DATA BLOCK:
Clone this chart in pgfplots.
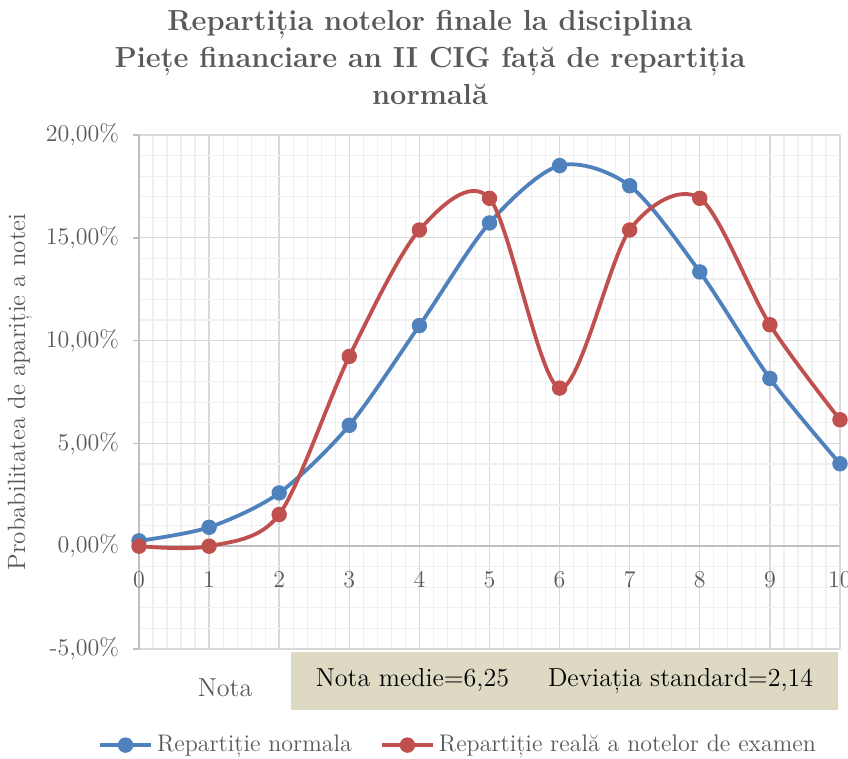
\documentclass[border=0pt]{standalone}
\usepackage{fontspec}
\usepackage{pgfplots}
\pgfplotsset{compat=1.18}
\definecolor{cblue}{HTML}{4F81BD}
\definecolor{cred}{HTML}{C0504D}
\definecolor{txtgray}{HTML}{595959}
\definecolor{axgray}{HTML}{BFBFBF}
\definecolor{majgrid}{HTML}{D9D9D9}
\definecolor{mingrid}{HTML}{F0F0F0}
\definecolor{boxtan}{HTML}{DDD9C3}
\begin{document}
\begin{tikzpicture}
\begin{axis}[
  scale only axis,
  width=350.5pt, height=257pt,
  xmin=0, xmax=10, ymin=-5, ymax=20,
  axis x line=middle, axis y line=left,
  hide obscured x ticks=false,
  axis line style={-, draw=axgray, line width=0.8pt},
  xtick={0,1,...,10}, ytick={-5,0,5,10,15,20},
  minor x tick num=4, minor y tick num=4,
  grid=both,
  major grid style={draw=majgrid, line width=0.7pt},
  minor grid style={draw=mingrid, line width=0.6pt},
  tick align=outside,
  major tick length=3pt, minor tick length=0pt,
  tick style={draw=axgray, line width=0.8pt},
  xtick style={draw=none},
  /pgf/number format/assume math mode=true,
  ticklabel style={font=\fontsize{12}{14}\selectfont, text=txtgray},
  yticklabel={\pgfmathprintnumber[fixed,fixed zerofill,precision=2,use comma]{\tick}\%},
  yticklabel style={xshift=-3.5pt},
  xticklabel style={yshift=-6pt},
  ylabel={Probabilitatea de apariție a notei},
  every axis y label/.style={at={(axis description cs:-0.1698,0.5)}, rotate=90, anchor=center},
  ylabel style={font=\fontsize{12.5}{14}\selectfont, text=txtgray},
  xlabel={Nota},
  every axis x label/.style={at={(axis description cs:0.1227,-0.0759)}, anchor=center},
  xlabel style={font=\fontsize{13}{15}\selectfont, text=txtgray},
  clip=false,
  legend columns=2,
  legend style={at={(axis description cs:0.4565,-0.187)}, anchor=center, draw=none, fill=none,
    font=\fontsize{12}{14}\selectfont, text=txtgray,
    /tikz/every even column/.append style={column sep=12pt}},
  legend image code/.code={\draw[mark repeat=2,mark phase=2,#1] plot coordinates {(0cm,0cm) (0.45cm,0cm) (0.9cm,0cm)};},
]
\addplot[cblue, line width=1.9pt, smooth, mark=*, mark size=3.6pt, mark options={fill=cblue, draw=cblue, line width=0.5pt}]
  coordinates {(0,0.26) (1,0.92) (2,2.59) (3,5.88) (4,10.73) (5,15.72) (6,18.51) (7,17.53) (8,13.34) (9,8.16) (10,4.01)};
\addlegendentry{Repartiție normala}
\addplot[cred, line width=1.9pt, smooth, mark=*, mark size=3.6pt, mark options={fill=cred, draw=cred, line width=0.5pt}]
  coordinates {(0,0) (1,0) (2,1.54) (3,9.23) (4,15.38) (5,16.92) (6,7.69) (7,15.38) (8,16.92) (9,10.77) (10,6.15)};
\addlegendentry{Repartiție reală a notelor de examen}
\end{axis}
\fill[boxtan] (76pt,-1.5pt) rectangle (349.5pt,-30.5pt);
\node[font=\fontsize{13}{15}\selectfont, text=black] at (212.75pt,-16pt) {Nota medie=6,25\hspace{1.5em}Deviația standard=2,14};
\node[font=\bfseries\fontsize{14.5}{18.5}\selectfont, text=txtgray, align=center] at (145.5pt,296pt)
  {Repartiția notelor finale la disciplina\\Piețe financiare an II CIG față de repartiția\\normală};
\pgfresetboundingbox
\path[use as bounding box] (-69.5pt,-55pt) rectangle (354.5pt,324.5pt);
\end{tikzpicture}
\end{document}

THE PROBLEM:
Quote the material word for word, dropping any images it holds.

CORRECT ANSWER:
Clone this chart in pgfplots.
\documentclass[border=0pt]{standalone}
\usepackage{fontspec}
\usepackage{pgfplots}
\pgfplotsset{compat=1.18}
\definecolor{cblue}{HTML}{4F81BD}
\definecolor{cred}{HTML}{C0504D}
\definecolor{txtgray}{HTML}{595959}
\definecolor{axgray}{HTML}{BFBFBF}
\definecolor{majgrid}{HTML}{D9D9D9}
\definecolor{mingrid}{HTML}{F0F0F0}
\definecolor{boxtan}{HTML}{DDD9C3}
\begin{document}
\begin{tikzpicture}
\begin{axis}[
  scale only axis,
  width=350.5pt, height=257pt,
  xmin=0, xmax=10, ymin=-5, ymax=20,
  axis x line=middle, axis y line=left,
  hide obscured x ticks=false,
  axis line style={-, draw=axgray, line width=0.8pt},
  xtick={0,1,...,10}, ytick={-5,0,5,10,15,20},
  minor x tick num=4, minor y tick num=4,
  grid=both,
  major grid style={draw=majgrid, line width=0.7pt},
  minor grid style={draw=mingrid, line width=0.6pt},
  tick align=outside,
  major tick length=3pt, minor tick length=0pt,
  tick style={draw=axgray, line width=0.8pt},
  xtick style={draw=none},
  /pgf/number format/assume math mode=true,
  ticklabel style={font=\fontsize{12}{14}\selectfont, text=txtgray},
  yticklabel={\pgfmathprintnumber[fixed,fixed zerofill,precision=2,use comma]{\tick}\%},
  yticklabel style={xshift=-3.5pt},
  xticklabel style={yshift=-6pt},
  ylabel={Probabilitatea de apariție a notei},
  every axis y label/.style={at={(axis description cs:-0.1698,0.5)}, rotate=90, anchor=center},
  ylabel style={font=\fontsize{12.5}{14}\selectfont, text=txtgray},
  xlabel={Nota},
  every axis x label/.style={at={(axis description cs:0.1227,-0.0759)}, anchor=center},
  xlabel style={font=\fontsize{13}{15}\selectfont, text=txtgray},
  clip=false,
  legend columns=2,
  legend style={at={(axis description cs:0.4565,-0.187)}, anchor=center, draw=none, fill=none,
    font=\fontsize{12}{14}\selectfont, text=txtgray,
    /tikz/every even column/.append style={column sep=12pt}},
  legend image code/.code={\draw[mark repeat=2,mark phase=2,#1] plot coordinates {(0cm,0cm) (0.45cm,0cm) (0.9cm,0cm)};},
]
\addplot[cblue, line width=1.9pt, smooth, mark=*, mark size=3.6pt, mark options={fill=cblue, draw=cblue, line width=0.5pt}]
  coordinates {(0,0.26) (1,0.92) (2,2.59) (3,5.88) (4,10.73) (5,15.72) (6,18.51) (7,17.53) (8,13.34) (9,8.16) (10,4.01)};
\addlegendentry{Repartiție normala}
\addplot[cred, line width=1.9pt, smooth, mark=*, mark size=3.6pt, mark options={fill=cred, draw=cred, line width=0.5pt}]
  coordinates {(0,0) (1,0) (2,1.54) (3,9.23) (4,15.38) (5,16.92) (6,7.69) (7,15.38) (8,16.92) (9,10.77) (10,6.15)};
\addlegendentry{Repartiție reală a notelor de examen}
\end{axis}
\fill[boxtan] (76pt,-1.5pt) rectangle (349.5pt,-30.5pt);
\node[font=\fontsize{13}{15}\selectfont, text=black] at (212.75pt,-16pt) {Nota medie=6,25\hspace{1.5em}Deviația standard=2,14};
\node[font=\bfseries\fontsize{14.5}{18.5}\selectfont, text=txtgray, align=center] at (145.5pt,296pt)
  {Repartiția notelor finale la disciplina\\Piețe financiare an II CIG față de repartiția\\normală};
\pgfresetboundingbox
\path[use as bounding box] (-69.5pt,-55pt) rectangle (354.5pt,324.5pt);
\end{tikzpicture}
\end{document}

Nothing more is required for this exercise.